In England, there are always soccer games on bank holidays, but since we don't have that as a way to celebrate our former presidents, we'll do it w/ 8" of snow & a fun little list instead. It's been a pretty rough few days in the ol' homestead, but we're surviving & I think in the long-run, things will be much better. (How's that for a cryptic sentence that raises all sorts of questions but says nothing at all?)
Here's the Official Drifting Into Deep Water Top Ten Presidents of All Time. (Of course, we are also celebrating Nina Simone's & Vince Welnick's birthdays today, but we aren't listing the top 10 "Samba in the Rain" ... that would be silly). We're basing this list on 4 things (w/ a scale of 1-10 where 1 is low & 10 is high): looking presidential, thinking presidential, acting presidential, & all around coolness. A president can score high on all around coolness like Teddy Roosevelt or high on looking presidential like George H. W. Bush, but then very low on other criterion so we'll have to so we'll have to be very careful as we come to our determination here.
10)Millard Fillmore: Score - 26
He was an asshole No-Nothinger, but his name was Millard Fillmore. How awesome is that?
9) Martin van Buren: Score - 27
He was the 1st American born president & has a fictional street gang named after him... a gang known for assaulting Kramer & George. That's pretty cool. His stance on slavery was less cool, but better than many of his contemporaries.
8) Warren G. Harding: Score - 28
The G. is for Gamaliel... pretty cool name. He worked hard on his Anti-Lynching campaign & there are rumors that he had more than a little African American and Native American ancestry & that he was all about the orgies. Of course, there's also the Teapot Dome scandal... the coolest name for a presidential scandal ever.
7) James Madison: Score - 30
He wrote the Bill of Rights, his wife was the 3rd best gas station pastry maker, Dolly Madison,and his VP was named George Clinton!
6) Grover Cleveland: Score - 32
He served 2 terms but they weren't consecutive. That's pretty cool. Plus, as his name suggests, he was probably pretty adept @ explaining the concepts of "Near" & "Far."
5) Teddy Roosevelt: Score - 34
Kind of a macho tool, but he was our macho tool... like Hemingway & Randy Savage.
4) Abraham Lincoln: Score - 36
He saved the Union & reluctantly ended slavery.

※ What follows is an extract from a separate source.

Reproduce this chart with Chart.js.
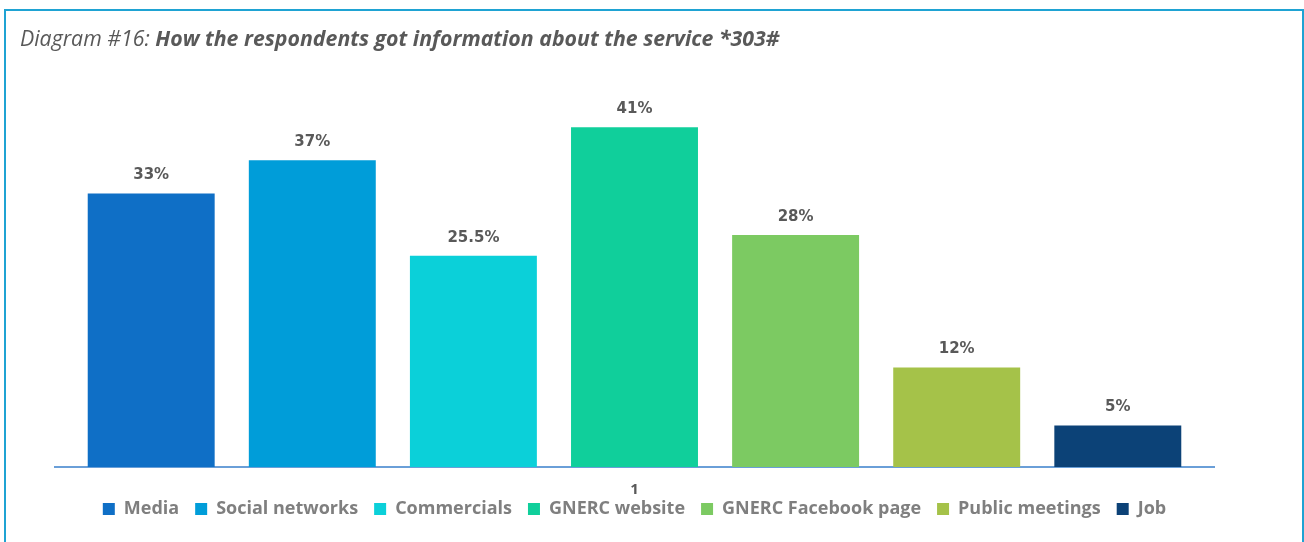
<!DOCTYPE html>
<html>
<head>
<meta charset="utf-8">
<script src="https://cdn.jsdelivr.net/npm/chart.js@4.4.0/dist/chart.umd.min.js"></script>
<style>
  body { margin: 0; background: #fff; }
  #wrap { position: relative; width: 1304px; height: 542px; overflow: hidden; }
  #frame { position: absolute; left: 4px; top: 9px; width: 1296px; height: 560px; border: 2px solid #1fa3d3; pointer-events: none; }
  #title { position: absolute; left: 20px; top: 23px; font-family: "Open Sans", Lato, sans-serif; font-style: italic; font-size: 21.3px; color: #595959; white-space: nowrap; }
  #title b { font-weight: bold; }
  canvas { position: absolute; left: 0; top: 0; }
</style>
</head>
<body>
<div id="wrap">
  <canvas id="barChart" width="1304" height="542"></canvas>
  <div id="frame"></div>
  <div id="title">Diagram #16: <b>How the respondents got information about the service *303#</b></div>
</div>
<script>
// data
var categories = ["1"];
var seriesNames = ["Media", "Social networks", "Commercials", "GNERC website", "GNERC Facebook page", "Public meetings", "Job"];
var seriesValues = [33, 37, 25.5, 41, 28, 12, 5];
var seriesColors = ['#0f6fc6', '#009dd9', '#0bd0d9', '#10cf9b', '#7cca62', '#a5c249', '#0c4277'];

var datasets = seriesNames.map(function (name, i) {
  return {
    label: name,
    data: [seriesValues[i]],
    backgroundColor: seriesColors[i],
    borderWidth: 0,
    barPercentage: 0.788,
    categoryPercentage: 0.973
  };
});

// value labels above each bar, plus the category label that sits right on top of the legend
var valueLabels = {
  id: 'valueLabels',
  afterDatasetsDraw: function (chart) {
    var c = chart.ctx;
    c.save();
    c.font = 'bold 15px "DejaVu Sans", Verdana, sans-serif';
    c.fillStyle = '#595959';
    c.textAlign = 'center';
    c.textBaseline = 'middle';
    chart.data.datasets.forEach(function (ds, i) {
      chart.getDatasetMeta(i).data.forEach(function (bar, j) {
        c.fillText(ds.data[j] + '%', bar.x, bar.y - 18);
      });
    });
    var xs = chart.scales.x;
    c.font = 'bold 15px "Open Sans", sans-serif';
    xs.getLabels().forEach(function (lab, k) {
      c.fillText(lab, xs.getPixelForTick(k), xs.top + 23);
    });
    c.restore();
  }
};

var ctx = document.getElementById("barChart").getContext('2d');
var chart = new Chart(ctx, {
  type: 'bar',
  data: { labels: categories, datasets: datasets },
  plugins: [valueLabels],
  options: {
    responsive: false,
    animation: false,
    layout: { padding: { left: 55, right: 90, top: 94, bottom: 14 } },
    scales: {
      x: {
        grid: { display: false, drawTicks: false },
        border: { display: true, color: '#6a9fd8', width: 2 },
        ticks: { display: false },
        // keep the axis band thin so the legend sits just under the "1"
        afterFit: function (scale) { scale.height = 17; }
      },
      y: {
        display: false,
        min: 0,
        max: 45
      }
    },
    plugins: {
      tooltip: { enabled: false },
      legend: {
        position: 'bottom',
        labels: {
          color: '#7f7f7f',
          boxWidth: 12,
          boxHeight: 12,
          padding: 16,
          font: { family: '"Open Sans", sans-serif', size: 18, weight: 'bold' }
        }
      }
    }
  }
});
</script>
</body>
</html>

Although that wasn't his main goal, he was willing to listen to Frederick Douglass & realized Douglass simply had better ideas than he did. Just think about what might have been possible if every president was willing to listen to smart people all the time.
3) John Adams / Bill Clinton (tie): Score - 37
Where Clinton often came across as a sex-crazed hillbilly, his genious was in his ability to get stuff done & help the people who needed help the most. He was a great negotiator who was able to raise our political capital around the world.
John Adams was a bad-ass. He was briliant & always looking to listen to Abigale who was also briliant. Had it been posible for her to be President, she may have made the list too.
2) Thomas Jefferson: Score - 38
He wrote the Declaration of Independence. He understood the limits of presidential power while being more than willing to overstep them when a good bargain came along, & he understood the importance of an educated electorate in order to for a more perfect union. If not for his more than problematic relationship w/ slavery (& one slave specifically) he may have scored a perfect 40. Then again, his views on slavery weren't anything more than products of his time. The vast majority of the rich white land owners felt the same way... if not much worse. Of course, that doesn't completely excuse him, but I don't think he deserves the vitriol he gets for this
1) Franklin Roosevelt: Score - 40
Beat Hitler, instigated the New Deal, & was actually willing to listen to his awesome wife... a wife who had great ideas about war, women, & the working (& out of work) poor. Plus, the dude overcame polio to rise to the Presidency. That's just Bad-Ass... Teddy could never have done that.
Honorable Mention goes out to JFK & Woodrow Wilson
Knowing full well that this is the official list, you can still feel free to post your own top 10 in the comments section.
3 comments:
Dolley Madison (not Dolly). And she way awesomer than her hubby who mumbled and forgot people's names/positions. Dolley understood politics and diplomacy and manipulated the gender conventions of her time to engage in both and ensure her husband had a career.
She's third on my list of President's wive after Elinore Roosevelt and Abigale Adams, but before Hillary Clinton and Jackie Kennedy.
And for the record, the Obamas haven't been considered since he's still in office. We're only talking about past Presidents here.
For the record I got Gerald Ford into the final four in 10th grade government. March madness for presidents.